Tuesday 6 March 2012

Aalborg Funkis


The city of Aalborg in Northern Jutland, Denmark is where most of my family lives. Tourists who go there mostly photograph the city's pretty vernacular and renaissance buildings - most notably Jens Bang's Stenhus, a magnificent merchant's house on Østerå in the city centre. They therefore ignore the most impressive and distinctive characteristic of the city - its very large amount of 1930s buildings in the 'funkis' manner. Why Aalborg should have so much of this type of architecture may be due to at least three factors - the city was a major and progressive centre of industry, it was led by a visionary mayor, Marinus Jørgensen, and, in the early 1930s, a new road bridge was constructed across the Limfjord, requiring the bulldozing of a new boulevard, Vesterbro, to reach it. Along this street, most of the new funkis buildings were constructed.


The Limfjord road bridge's original funkis 1930s control tower is now located at the Aalborg Sailing Club (above). The bridge itself is otherwise much as built. At its northern end in Nørresundby, a superb white concrete funkis block by Charles Jensen, originally containing Clausen's Hotel, faces the oncoming traffic across the bridge (below):



Some details of the brick-faced appartment blocks along Vesterbro on the Aalborg side of the Limfjord. Many of these were designed by the architect Carlo Odgård:






















On a granite plinth in the middle of Vesterbro stands a statue of a bull, made by Arne Bundgaard and presented by DeDanske Spritfabrikker (Danish Distillers), one of Aalborg's leading businesses.



The statue is impressive - but strangely, the bull seems to have only one very large testicle.

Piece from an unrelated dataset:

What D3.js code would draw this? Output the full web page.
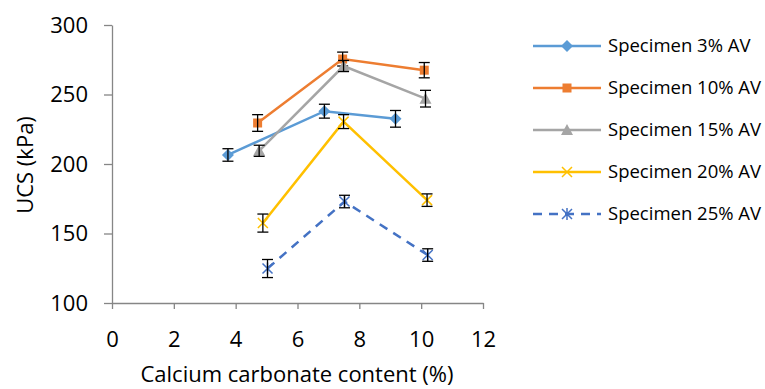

Is this usual for bulls?















Charles Jensen's Clausen's Hotel building and the adjacent brick-faced block by N.K. Mørk, originally housing the Regina cinema. Unfortunately, on this one, the balconies of the flats have been glazed in, rather ruining the building's intended aesthetic (above).



A group of private villas in the funkis manner in the suburb of Hasseris:


This particularly fine example was the architect Niels Sørensen's own residence.











Anneberghus on Annebergvej, containing student accommodation:





This funkis bungalow was designed by Carlo Odgård as a 'home for the future' as part of the 1933 Nordjysk Udstilling (Northern Jutland Exhibition) - an event which followed in the manner of the Stockholm Exhibition only three years previously:

Another very wonderful surviving relic from the exhibition is the Aalborg Tower, a futuristic observation platform which one can still visit in summer:






On the Nordjysk Udstilling's site at the base of the tower, many years later, a new art gallery, the Nordjysk Kunstmuseum, was designed by Alvar and Elissa Aalto and opened in 1972. It was Alvar Aalto's last major work and, in my opinion, one of his best:

















A corner without any art on display shows off to best effect the gallery's very subtle but sophisticated detailing:


1920s metal furniture by Poul Henningsen:




Looking at architecture on a cold day is bound to make one hungry - and thirsty too:


(the cigarettes belong to Uncle Axel, not to me)

1 comment:

  1. Thank you for bringing the Functionalism Buildingstyle of Aalborg to a broader audience. When my wife and I moved to Aalborg about 10 years ago, we were struck by the beauty and amount of buildings preserved in this style.